Information provided:

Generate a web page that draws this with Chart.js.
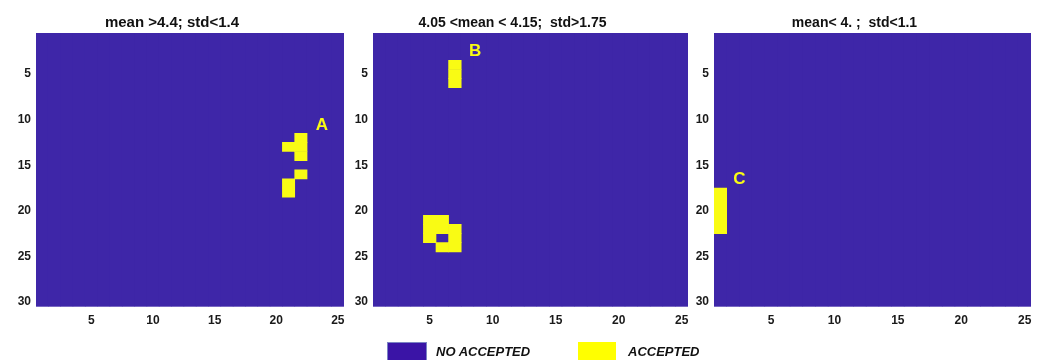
<!DOCTYPE html>
<html>
<head>
<meta charset="utf-8">
<script src="https://cdn.jsdelivr.net/npm/chart.js@4/dist/chart.umd.min.js"></script>
<style>
  html, body { margin: 0; padding: 0; background: #fff; }
  body { width: 1041px; height: 360px; position: relative; overflow: hidden; font-family: "Liberation Sans", Arial, sans-serif; }
  .panel { position: absolute; top: 0; height: 330px; }
  .legend-box { position: absolute; top: 342px; width: 38px; height: 20px; }
  .legend-text { position: absolute; top: 344px; font: italic bold 13px "Liberation Sans", Arial, sans-serif; color: #111; }
</style>
</head>
<body>
<div class="panel" id="p0"><canvas id="c0"></canvas></div>
<div class="panel" id="p1"><canvas id="c1"></canvas></div>
<div class="panel" id="p2"><canvas id="c2"></canvas></div>
<div id="legend"></div>

<script>
// Data
const columns = [1, 2, 3, 4, 5, 6, 7, 8, 9, 10, 11, 12, 13, 14, 15, 16, 17, 18, 19, 20, 21, 22, 23, 24, 25];
const rowCount = 30;
const xTicks = [5, 10, 15, 20, 25];
const yTicks = [5, 10, 15, 20, 25, 30];

const titles = ['mean >4.4; std<1.4', '4.05 <mean < 4.15;  std>1.75', 'mean< 4. ;  std<1.1'];

// accepted cells as [column, row]
const acceptedA = [[22, 12], [22, 13], [22, 14], [21, 13], [22, 16], [21, 17], [21, 18]];
const acceptedB = [[7, 4], [7, 5], [7, 6], [5, 21], [6, 21], [5, 22], [6, 22], [7, 22], [5, 23], [7, 23], [6, 24], [7, 24]];
const acceptedC = [[1, 18], [1, 19], [1, 20], [1, 21], [1, 22]];

const markLetters = ['A', 'B', 'C'];
const markPositions = [[23.7, 10.6], [8.6, 2.5], [2.5, 16.6]];

const seriesNames = ['NO ACCEPTED', 'ACCEPTED'];

// Styles
const blue = 'rgb(62, 38, 168)';
const yellow = 'rgb(249, 251, 20)';
const legendColors = ['#3a14a6', '#ffff00'];
const fontFamily = '"Liberation Sans", Arial, sans-serif';

// Layout: plot-area left / width of each panel
const plotLefts = [36, 373, 714];
const plotWidths = [308, 315, 317];
const titleSizes = [15, 14, 14];
const plotTop = 33;
const axisWidth = 36;
const rightPad = 10;

// Fill plot area + letter labels
const panelPlugin = {
    id: 'panelPlugin',
    beforeDatasetsDraw(chart) {
        const a = chart.chartArea;
        const ctx = chart.ctx;
        ctx.save();
        ctx.fillStyle = blue;
        ctx.fillRect(a.left, a.top, a.right - a.left, a.bottom - a.top);
        ctx.restore();
    },
    afterDatasetsDraw(chart, args, opts) {
        const ctx = chart.ctx;
        const x = chart.scales.x.getPixelForValue(opts.pos[0]);
        const y = chart.scales.y.getPixelForValue(opts.pos[1]);
        ctx.save();
        ctx.fillStyle = yellow;
        ctx.font = 'bold 17px ' + fontFamily;
        ctx.textAlign = 'center';
        ctx.textBaseline = 'middle';
        ctx.fillText(opts.letter, x, y);
        ctx.restore();
    }
};

function makePanel(i, cells) {
    const holder = document.getElementById('p' + i);
    holder.style.left = (plotLefts[i] - axisWidth) + 'px';
    holder.style.width = (axisWidth + plotWidths[i] + rightPad) + 'px';

    const padBottom = 1.5;
    const padTop = plotTop - padBottom - titleSizes[i] * 1.2;

    const ctx = document.getElementById('c' + i).getContext('2d');
    return new Chart(ctx, {
        type: 'bar',
        data: {
            datasets: [{
                label: seriesNames[1],
                data: cells.map(c => ({ x: c[0], y: [c[1] - 0.5, c[1] + 0.5] })),
                backgroundColor: yellow,
                borderWidth: 0,
                order: 0
            }, {
                label: seriesNames[0],
                data: columns.map(c => ({ x: c, y: [0.5, rowCount + 0.5] })),
                backgroundColor: blue,
                borderWidth: 0,
                order: 1
            }]
        },
        options: {
            responsive: true,
            maintainAspectRatio: false,
            animation: false,
            grouped: false,
            barPercentage: 1,
            categoryPercentage: 1,
            layout: { padding: { right: rightPad } },
            plugins: {
                legend: { display: false },
                tooltip: { enabled: false },
                title: {
                    display: true,
                    text: titles[i],
                    color: '#111',
                    font: { family: fontFamily, size: titleSizes[i], weight: 'bold' },
                    padding: { top: padTop, bottom: padBottom }
                },
                panelPlugin: { letter: markLetters[i], pos: markPositions[i] }
            },
            scales: {
                x: {
                    type: 'linear',
                    offset: false,
                    min: 0.5,
                    max: 25.5,
                    grid: { display: false, drawTicks: false },
                    border: { display: false },
                    afterBuildTicks: axis => { axis.ticks = xTicks.map(v => ({ value: v })); },
                    afterFit: axis => { axis.height = 23.5; },
                    ticks: {
                        padding: 7,
                        color: '#1a1a1a',
                        font: { family: fontFamily, size: 12, weight: 'bold' }
                    }
                },
                y: {
                    type: 'linear',
                    reverse: true,
                    min: 0.5,
                    max: rowCount + 0.5,
                    grid: { display: false, drawTicks: false },
                    border: { display: false },
                    afterBuildTicks: axis => { axis.ticks = yTicks.map(v => ({ value: v })); },
                    afterFit: axis => { axis.width = axisWidth; },
                    ticks: {
                        padding: 5,
                        color: '#1a1a1a',
                        font: { family: fontFamily, size: 12, weight: 'bold' }
                    }
                }
            }
        },
        plugins: [panelPlugin]
    });
}

makePanel(0, acceptedA);
makePanel(1, acceptedB);
makePanel(2, acceptedC);

// Legend below the middle panel
const legendBoxLefts = [387, 578];
const legendTextLefts = [436, 628];
const legend = document.getElementById('legend');
legend.innerHTML = seriesNames.map((name, k) => `
    <div class="legend-box" style="left:${legendBoxLefts[k]}px;background:${legendColors[k]};${k === 0 ? 'border:1px solid #7b84c4;' : ''}"></div>
    <div class="legend-text" style="left:${legendTextLefts[k]}px">${name}</div>
`).join('');
</script>
</body>
</html>
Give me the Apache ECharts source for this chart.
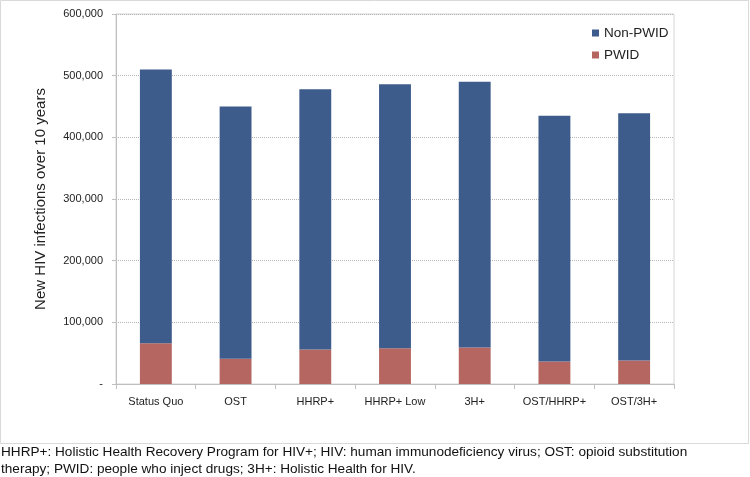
<!DOCTYPE html>
<html>
<head>
<meta charset="utf-8">
<script src="https://cdn.jsdelivr.net/npm/echarts@6/dist/echarts.min.js"></script>
<style>
  html, body { margin: 0; padding: 0; background: #fff; }
  #bar { width: 750px; height: 477px; }
</style>
</head>
<body>
<div id="bar"></div>
<script>
// data
var categories = ['Status Quo', 'OST', 'HHRP+', 'HHRP+ Low', '3H+', 'OST/HHRP+', 'OST/3H+'];
var pwid = [66000, 41000, 56000, 58000, 59000, 36500, 38000];
var nonPwid = [444000, 409000, 422000, 428000, 431000, 398500, 401000];
var yTicks = [0, 100000, 200000, 300000, 400000, 500000, 600000];

var captionLines = [
    'HHRP+: Holistic Health Recovery Program for HIV+; HIV: human immunodeficiency virus; OST: opioid substitution',
    'therapy; PWID: people who inject drugs; 3H+: Holistic Health for HIV.'
];

var myChart = echarts.init(document.getElementById('bar'));

var font = 'Liberation Sans, Arial, sans-serif';

barOption = {
    animation: false,
    textStyle: { fontFamily: font },
    legend: {
        orient: 'vertical',
        left: 587,
        top: 21,
        itemWidth: 7,
        itemHeight: 7,
        itemGap: 8,
        icon: 'rect',
        textStyle: { fontSize: 13.5, color: '#222', fontFamily: font },
        data: ['Non-PWID', 'PWID']
    },
    grid: {
        left: 116,
        right: 76,
        top: 14,
        bottom: 93,
        show: true,
        borderColor: '#d4d4d4',
        borderWidth: 1
    },
    xAxis: {
        type: 'category',
        data: categories,
        axisLine: { lineStyle: { color: '#bfbfbf' } },
        axisTick: { show: true, length: 5, lineStyle: { color: '#bfbfbf' } },
        axisLabel: { color: '#222', fontSize: 11, margin: 12, interval: 0, fontFamily: font }
    },
    yAxis: {
        type: 'value',
        min: yTicks[0],
        max: yTicks[yTicks.length - 1],
        interval: 100000,
        name: 'New HIV infections over 10 years',
        nameLocation: 'middle',
        nameGap: 68,
        nameTextStyle: { fontSize: 15, color: '#222', fontFamily: font },
        axisLine: { show: true, lineStyle: { color: '#bfbfbf' } },
        axisTick: { show: true, length: 4, lineStyle: { color: '#bfbfbf' } },
        axisLabel: {
            color: '#222',
            fontSize: 11,
            margin: 13,
            fontFamily: font,
            formatter: function (v) {
                return v === 0 ? '-' : v.toLocaleString('en-US');
            }
        },
        splitLine: { lineStyle: { color: '#b5b5b5', type: 'dotted' } }
    },
    series: [
        {
            name: 'PWID',
            type: 'bar',
            stack: 'total',
            barWidth: '40%',
            itemStyle: { color: '#b66660' },
            data: pwid
        },
        {
            name: 'Non-PWID',
            type: 'bar',
            stack: 'total',
            barWidth: '40%',
            itemStyle: { color: '#3e5c8b' },
            data: nonPwid
        }
    ],
    graphic: [
        {
            type: 'rect',
            shape: { x: 0.5, y: 0.5, width: 748, height: 443 },
            style: { fill: 'none', stroke: '#d9d9d9', lineWidth: 1 },
            silent: true
        },
        {
            type: 'text',
            left: 1,
            top: 445,
            style: { text: captionLines[0], fontSize: 13.6, fill: '#111', fontFamily: font }
        },
        {
            type: 'text',
            left: 1,
            top: 462,
            style: { text: captionLines[1], fontSize: 13.6, fill: '#111', fontFamily: font }
        }
    ]
};
myChart.setOption(barOption);
</script>
</body>
</html>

Do this:
Your first line is the one with "Give me the", and your last is the one with "var font = 'Liberation". Copy those and every line between them exactly, without any pictures.

Solution to this task:
Give me the Apache ECharts source for this chart.
<!DOCTYPE html>
<html>
<head>
<meta charset="utf-8">
<script src="https://cdn.jsdelivr.net/npm/echarts@6/dist/echarts.min.js"></script>
<style>
  html, body { margin: 0; padding: 0; background: #fff; }
  #bar { width: 750px; height: 477px; }
</style>
</head>
<body>
<div id="bar"></div>
<script>
// data
var categories = ['Status Quo', 'OST', 'HHRP+', 'HHRP+ Low', '3H+', 'OST/HHRP+', 'OST/3H+'];
var pwid = [66000, 41000, 56000, 58000, 59000, 36500, 38000];
var nonPwid = [444000, 409000, 422000, 428000, 431000, 398500, 401000];
var yTicks = [0, 100000, 200000, 300000, 400000, 500000, 600000];

var captionLines = [
    'HHRP+: Holistic Health Recovery Program for HIV+; HIV: human immunodeficiency virus; OST: opioid substitution',
    'therapy; PWID: people who inject drugs; 3H+: Holistic Health for HIV.'
];

var myChart = echarts.init(document.getElementById('bar'));

var font = 'Liberation Sans, Arial, sans-serif';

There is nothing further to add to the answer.